* Begin Data extract *
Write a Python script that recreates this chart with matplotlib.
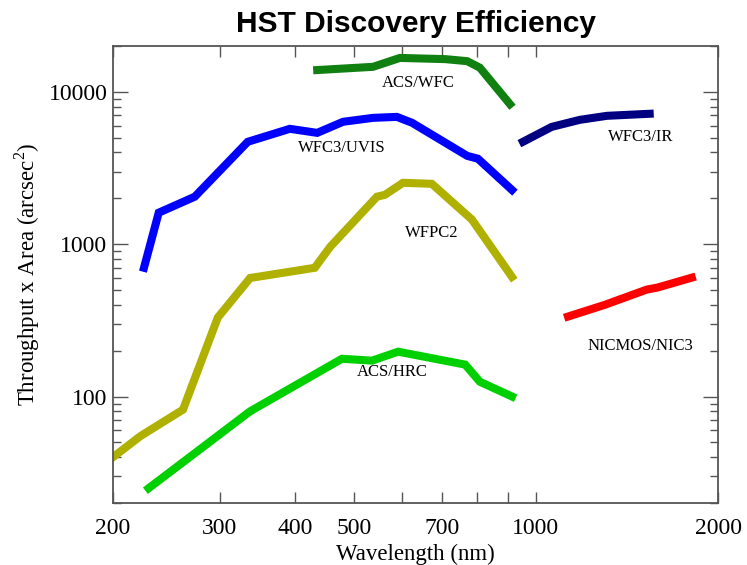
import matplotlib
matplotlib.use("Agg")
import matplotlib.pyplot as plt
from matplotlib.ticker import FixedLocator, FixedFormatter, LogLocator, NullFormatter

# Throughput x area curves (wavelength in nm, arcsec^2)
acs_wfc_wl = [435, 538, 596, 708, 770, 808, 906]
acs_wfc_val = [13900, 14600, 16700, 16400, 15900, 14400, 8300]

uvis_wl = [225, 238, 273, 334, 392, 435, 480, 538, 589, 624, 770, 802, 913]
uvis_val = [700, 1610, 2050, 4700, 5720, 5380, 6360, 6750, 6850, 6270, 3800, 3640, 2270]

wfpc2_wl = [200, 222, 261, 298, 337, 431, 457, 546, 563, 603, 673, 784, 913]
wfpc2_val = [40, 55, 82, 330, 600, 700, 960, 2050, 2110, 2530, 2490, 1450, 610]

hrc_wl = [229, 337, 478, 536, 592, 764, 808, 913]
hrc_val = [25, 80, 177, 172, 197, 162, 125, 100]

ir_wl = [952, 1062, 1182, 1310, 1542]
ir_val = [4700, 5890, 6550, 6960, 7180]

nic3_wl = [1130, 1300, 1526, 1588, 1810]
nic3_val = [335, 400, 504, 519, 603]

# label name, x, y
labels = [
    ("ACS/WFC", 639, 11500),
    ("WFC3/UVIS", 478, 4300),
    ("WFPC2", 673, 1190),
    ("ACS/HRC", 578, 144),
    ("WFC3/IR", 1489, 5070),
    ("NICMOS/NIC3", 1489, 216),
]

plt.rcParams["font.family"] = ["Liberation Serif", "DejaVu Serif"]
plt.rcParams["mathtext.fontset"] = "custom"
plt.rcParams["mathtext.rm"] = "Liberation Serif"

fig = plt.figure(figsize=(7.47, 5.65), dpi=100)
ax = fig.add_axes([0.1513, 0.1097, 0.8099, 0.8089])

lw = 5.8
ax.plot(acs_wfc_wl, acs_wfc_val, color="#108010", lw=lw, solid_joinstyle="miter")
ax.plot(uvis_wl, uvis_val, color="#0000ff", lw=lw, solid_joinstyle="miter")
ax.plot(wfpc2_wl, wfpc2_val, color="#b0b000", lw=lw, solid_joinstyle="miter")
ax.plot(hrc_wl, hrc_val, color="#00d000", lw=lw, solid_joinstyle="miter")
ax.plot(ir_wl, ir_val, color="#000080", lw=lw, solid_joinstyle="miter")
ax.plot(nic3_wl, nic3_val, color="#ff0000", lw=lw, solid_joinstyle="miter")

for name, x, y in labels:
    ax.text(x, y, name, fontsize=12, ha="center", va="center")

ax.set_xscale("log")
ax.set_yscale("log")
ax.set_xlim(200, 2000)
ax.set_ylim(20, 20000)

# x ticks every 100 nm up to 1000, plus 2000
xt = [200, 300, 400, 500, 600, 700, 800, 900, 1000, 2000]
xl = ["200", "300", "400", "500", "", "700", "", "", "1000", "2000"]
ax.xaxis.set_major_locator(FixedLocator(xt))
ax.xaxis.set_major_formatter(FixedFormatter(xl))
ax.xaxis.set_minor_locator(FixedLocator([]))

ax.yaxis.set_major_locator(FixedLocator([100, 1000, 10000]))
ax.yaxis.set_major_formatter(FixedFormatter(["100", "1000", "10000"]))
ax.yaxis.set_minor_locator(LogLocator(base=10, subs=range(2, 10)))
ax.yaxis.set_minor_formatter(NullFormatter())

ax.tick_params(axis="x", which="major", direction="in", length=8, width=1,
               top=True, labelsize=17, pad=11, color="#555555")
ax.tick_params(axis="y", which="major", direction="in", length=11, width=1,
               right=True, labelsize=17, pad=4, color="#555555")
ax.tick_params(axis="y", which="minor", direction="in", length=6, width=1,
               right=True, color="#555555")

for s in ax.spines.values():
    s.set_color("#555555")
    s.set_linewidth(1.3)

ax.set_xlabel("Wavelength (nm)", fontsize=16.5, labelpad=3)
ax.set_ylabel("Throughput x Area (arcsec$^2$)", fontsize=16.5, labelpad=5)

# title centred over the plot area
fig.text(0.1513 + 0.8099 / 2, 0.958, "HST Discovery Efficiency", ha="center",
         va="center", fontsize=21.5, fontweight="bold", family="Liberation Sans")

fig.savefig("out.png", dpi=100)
* End Data extract *
* Begin Data extract *
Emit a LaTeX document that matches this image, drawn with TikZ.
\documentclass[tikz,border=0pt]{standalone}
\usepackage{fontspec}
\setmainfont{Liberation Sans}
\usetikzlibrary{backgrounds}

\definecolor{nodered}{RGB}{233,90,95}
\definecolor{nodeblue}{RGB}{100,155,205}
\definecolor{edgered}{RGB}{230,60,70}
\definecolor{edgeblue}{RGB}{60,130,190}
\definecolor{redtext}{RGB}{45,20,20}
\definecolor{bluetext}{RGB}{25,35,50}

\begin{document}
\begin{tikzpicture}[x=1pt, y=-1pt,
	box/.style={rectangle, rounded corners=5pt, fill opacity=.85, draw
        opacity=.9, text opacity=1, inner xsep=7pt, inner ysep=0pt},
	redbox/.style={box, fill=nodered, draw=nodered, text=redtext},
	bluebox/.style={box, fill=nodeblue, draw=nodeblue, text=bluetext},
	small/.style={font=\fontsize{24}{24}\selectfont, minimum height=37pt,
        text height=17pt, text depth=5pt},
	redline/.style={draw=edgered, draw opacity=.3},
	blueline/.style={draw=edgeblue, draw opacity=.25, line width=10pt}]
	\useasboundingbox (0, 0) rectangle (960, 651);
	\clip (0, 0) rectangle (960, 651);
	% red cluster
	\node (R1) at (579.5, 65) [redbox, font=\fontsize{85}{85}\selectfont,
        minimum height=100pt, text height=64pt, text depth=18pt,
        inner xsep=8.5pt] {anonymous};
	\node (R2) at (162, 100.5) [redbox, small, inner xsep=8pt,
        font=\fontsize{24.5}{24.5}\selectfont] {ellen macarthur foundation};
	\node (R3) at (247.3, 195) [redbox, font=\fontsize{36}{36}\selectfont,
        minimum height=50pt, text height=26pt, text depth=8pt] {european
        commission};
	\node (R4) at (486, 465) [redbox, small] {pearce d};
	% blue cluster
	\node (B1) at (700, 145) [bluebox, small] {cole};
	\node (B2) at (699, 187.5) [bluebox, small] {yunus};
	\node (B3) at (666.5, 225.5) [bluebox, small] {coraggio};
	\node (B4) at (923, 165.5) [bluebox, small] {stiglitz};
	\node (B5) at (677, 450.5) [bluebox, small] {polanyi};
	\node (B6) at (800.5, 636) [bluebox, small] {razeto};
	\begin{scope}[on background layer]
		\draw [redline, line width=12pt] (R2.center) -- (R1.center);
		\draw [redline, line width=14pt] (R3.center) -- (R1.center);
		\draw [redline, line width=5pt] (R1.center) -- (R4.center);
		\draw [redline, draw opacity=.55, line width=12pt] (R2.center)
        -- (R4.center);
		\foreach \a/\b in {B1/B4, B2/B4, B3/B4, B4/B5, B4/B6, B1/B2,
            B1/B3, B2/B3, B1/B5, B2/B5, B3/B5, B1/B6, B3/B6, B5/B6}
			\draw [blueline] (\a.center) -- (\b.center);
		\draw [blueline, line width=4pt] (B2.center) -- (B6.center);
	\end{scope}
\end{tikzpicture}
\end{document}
* End Data extract *
> Task directions: Using the data above, copy exactly the lines from the one containing "Write a Python" to the one containing "ax = fig.add_axes([0.1513, 0.1097, 0.8099, 0.8089])", inclusive. Exclude the pictures.

> Solution for this problem:
Write a Python script that recreates this chart with matplotlib.
import matplotlib
matplotlib.use("Agg")
import matplotlib.pyplot as plt
from matplotlib.ticker import FixedLocator, FixedFormatter, LogLocator, NullFormatter

# Throughput x area curves (wavelength in nm, arcsec^2)
acs_wfc_wl = [435, 538, 596, 708, 770, 808, 906]
acs_wfc_val = [13900, 14600, 16700, 16400, 15900, 14400, 8300]

uvis_wl = [225, 238, 273, 334, 392, 435, 480, 538, 589, 624, 770, 802, 913]
uvis_val = [700, 1610, 2050, 4700, 5720, 5380, 6360, 6750, 6850, 6270, 3800, 3640, 2270]

wfpc2_wl = [200, 222, 261, 298, 337, 431, 457, 546, 563, 603, 673, 784, 913]
wfpc2_val = [40, 55, 82, 330, 600, 700, 960, 2050, 2110, 2530, 2490, 1450, 610]

hrc_wl = [229, 337, 478, 536, 592, 764, 808, 913]
hrc_val = [25, 80, 177, 172, 197, 162, 125, 100]

ir_wl = [952, 1062, 1182, 1310, 1542]
ir_val = [4700, 5890, 6550, 6960, 7180]

nic3_wl = [1130, 1300, 1526, 1588, 1810]
nic3_val = [335, 400, 504, 519, 603]

# label name, x, y
labels = [
    ("ACS/WFC", 639, 11500),
    ("WFC3/UVIS", 478, 4300),
    ("WFPC2", 673, 1190),
    ("ACS/HRC", 578, 144),
    ("WFC3/IR", 1489, 5070),
    ("NICMOS/NIC3", 1489, 216),
]

plt.rcParams["font.family"] = ["Liberation Serif", "DejaVu Serif"]
plt.rcParams["mathtext.fontset"] = "custom"
plt.rcParams["mathtext.rm"] = "Liberation Serif"

fig = plt.figure(figsize=(7.47, 5.65), dpi=100)
ax = fig.add_axes([0.1513, 0.1097, 0.8099, 0.8089])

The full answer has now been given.